Domain name and hosting
For efficient marketing, you will need your own domain name and reliable hosting. An unreliable server may mean that your site is unavailable when the search engine visits. Search engines use ‘spider’ robot programs to index web content. If your server is slow, the spider might visit fewer pages on your site.
Search engines index independent web pages better than pages allied to an Internet Server Solutions Provider (ISSP) (for example, yourdomain.freeserve.co.uk). In addition, if you change your ISSP once your site is established, it can be a daunting job to change all your web page names, and it can lose you business, too. It is well worth investing in a domain name.
Barriers to search engines
Frames
Designers like frames because they load quickly, are easy to use and allow the layout of the page to be closely controlled. Unfortunately, web sites that use frames are not search engine-friendly. It is also very difficult to measure how the individual web pages are used.
Cascading Style Sheets achieve most of the features offered by frames, but in a search engine-friendly way.
Flash
If you want your pages to be search engine-friendly or if you want to analyse how people use your site, then you must highlight this to your designer before they start working on a Flash site for you. They will need to embed Flash files into all the pages that you want to highlight. Flash is not yet widely indexed by search engines.
Content and copywriting
Use your own unique content
Always use your own content and copy in your web site if at all possible. Retailers often just use the text and images supplied by the manufacturer to all their stockists. From a search engine’s point of view, that material is the same on hundreds of web sites, and will be given less weight than your own unique content. You might even be penalised for content duplication.
A web site that is packed with information relevant to the target audience will stand you in good stead with search engines and users alike. Other webmasters will want to link to your site, bringing you long-term success.
How to write well for humans and search engines
Aim for around 200 to 250 words of body content for each page that you would like to see ranked in the search engines. Have keyword phrases in mind before you write your content. It should read well, and answer the needs of your prospective customers. Search engines are getting better with words and can now detect unnatural language patterns. Avoid putting in keyword phrases where they would not naturally occur.
Be sure to include powerful ‘calls to action’ to persuade your users to act as you want them to. A page may be well written, but it can lose all impact if people do not know what to do next.

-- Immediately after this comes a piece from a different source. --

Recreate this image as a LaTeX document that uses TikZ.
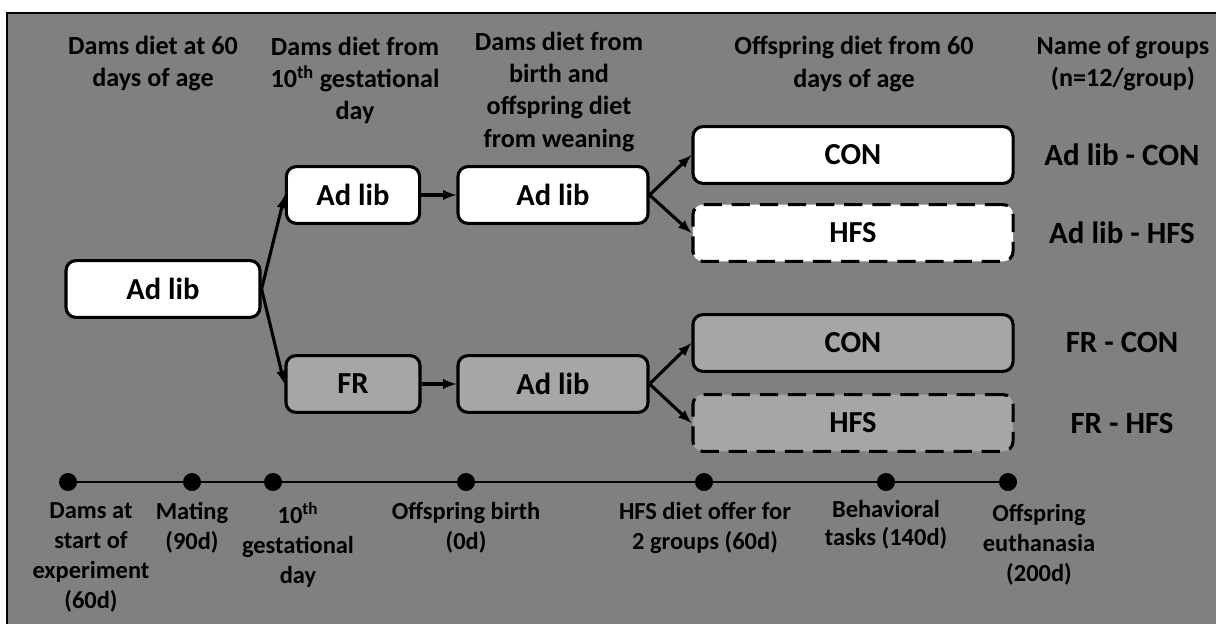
\documentclass[tikz,border=0pt]{standalone}
\usepackage{fontspec}
\setmainfont{Carlito}
\usetikzlibrary{arrows}

\definecolor{bggray}{RGB}{128,128,128}
\definecolor{boxgray}{RGB}{166,166,166}

\begin{document}
\begin{tikzpicture}[x=0.025cm, y=-0.025cm]

\tikzstyle{head} = [align=center, font=\fontsize{18.6}{22.8}\selectfont\bfseries]
\tikzstyle{box} = [rectangle, rounded corners=0.25cm, draw=black, line width=2.2pt, fill=white, minimum height=1.42cm, font=\fontsize{21.7}{26}\selectfont\bfseries]
\tikzstyle{grey} = [fill=boxgray]
\tikzstyle{dashbox} = [dash pattern=on 13pt off 7pt]
\tikzstyle{group} = [font=\fontsize{22}{26}\selectfont\bfseries]
\tikzstyle{flow} = [draw, -latex, line width=2.2pt]
\tikzstyle{dot} = [circle, fill=black, inner sep=0pt, minimum size=0.45cm]
\tikzstyle{when} = [anchor=north, align=center, inner sep=0pt, font=\fontsize{17.4}{21.3}\selectfont\bfseries]

\useasboundingbox (0, 0) rectangle (1216, 624);
\fill[white] (0, 0) rectangle (1216, 624);
\fill[bggray] (7, 13) rectangle (1216, 624);
\draw[line width=1pt] (7, 624) -- (7, 13) -- (1216, 13);

% column headings
\node[head] (hdA) at (153, 64) {Dams diet at 60\\days of age};
\node[head] (hdB) at (355, 80) {Dams diet from\\10\textsuperscript{th} gestational\\day};
\node[head] (hdC) at (559, 92) {Dams diet from\\birth and\\offspring diet\\from weaning};
\node[head] (hdD) at (854, 64) {Offspring diet from 60\\days of age};
\node[head] (hdE) at (1123, 64) {Name of groups\\(n=12/group)};

% diets
\node[box, minimum width=4.85cm] (adA) at (163, 289) {Ad lib};
\node[box, minimum width=3.33cm] (adB) at (353, 195) {Ad lib};
\node[box, grey, minimum width=3.35cm] (frB) at (353, 384) {FR};
\node[box, minimum width=4.75cm] (adC) at (553, 195) {Ad lib};
\node[box, grey, minimum width=4.75cm] (adD) at (553, 384) {Ad lib};

\node[box, minimum width=8cm] (conA) at (853, 155) {CON};
\node[box, dashbox, minimum width=8cm] (hfsA) at (853, 233) {HFS};
\node[box, grey, minimum width=8cm] (conB) at (853, 343) {CON};
\node[box, grey, dashbox, minimum width=8cm] (hfsB) at (853, 423) {HFS};

% group names
\node[group] (gpA) at (1122, 155) {Ad lib - CON};
\node[group] (gpB) at (1122, 233) {Ad lib - HFS};
\node[group] (gpC) at (1122, 342) {FR - CON};
\node[group] (gpD) at (1122, 423) {FR - HFS};

\draw[flow] (adA.east) -- (adB.west);
\draw[flow] (adA.east) -- (frB.west);
\draw[flow] (adB.east) -- (adC.west);
\draw[flow] (frB.east) -- (adD.west);
\draw[flow] (adC.east) -- (conA.west);
\draw[flow] (adC.east) -- (hfsA.west);
\draw[flow] (adD.east) -- (conB.west);
\draw[flow] (adD.east) -- (hfsB.west);

% timeline
\node[dot] (tA) at (68, 482) {};
\node[dot] (tB) at (192, 482) {};
\node[dot] (tC) at (273, 482) {};
\node[dot] (tD) at (466, 482) {};
\node[dot] (tE) at (704, 482) {};
\node[dot] (tF) at (886, 482) {};
\node[dot] (tG) at (1008, 482) {};
\draw[line width=1.6pt] (tA) -- (tB) -- (tC) -- (tD) -- (tE) -- (tF) -- (tG);

\node[when] (lbA) at (91, 502) {Dams at\\start of\\experiment\\(60d)};
\node[when] (lbB) at (192, 502) {Mating\\(90d)};
\node[when] (lbC) at (298, 502) {10\textsuperscript{th}\\gestational\\day};
\node[when] (lbD) at (466, 502) {Offspring birth\\(0d)};
\node[when] (lbE) at (705, 502) {HFS diet offer for\\2 groups (60d)};
\node[when, font=\fontsize{17.4}{20}\selectfont\bfseries] (lbF) at (886, 500) {Behavioral\\tasks (140d)};
\node[when] (lbG) at (1039, 504) {Offspring\\euthanasia\\(200d)};

\end{tikzpicture}
\end{document}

Make your text easy to scan
On the Internet, people tend not to read word-for-word until they are very interested. At first, they jump from link to link or between other highlighted elements of the page, skipping most of the content. Highlight important parts by using bold, italics, bullet points and headings. These will all make your text easier to scan and help people to pick out the main points at a glance.
Update your site
When search engines check a web page, they store the information in large databases. As they systematically go through the web, they will revisit your web page. If they find exactly the same content when they revisit, they will return less frequently. If your content changes frequently, they will revisit more often. Even small changes can make an important difference.
Check for coding errors that can choke search engines
This tool will help you to check your site for coding errors, page by page:
Markup validator: http://validator.w3.org/detailed.html
Robots.txt files
If there are any pages that you do not want search engines to index, use a robots.txt file to prevent access. When it accesses your web site at first, a search engine will check if this file is present. It tells the search engine ‘spider’ (or robot) which files it may index.
You can test that your robots.txt file works correctly by using the following
tool:
Robots.txt validator: www.searchengineworld.com/cgi-bin/robotcheck.cgi
Note that an invalid robots.txt file can prevent search engine indexing altogether. Simply enter the full URL to your robots.txt file (for example, www.yoursite.co.uk/robots.txt).
Comply with search engine guidelines
Google has very clear guidelines on acceptable design and marketing techniques for web site owners and marketers. Following these guidelines will stand you in good stead with each of the major search engines.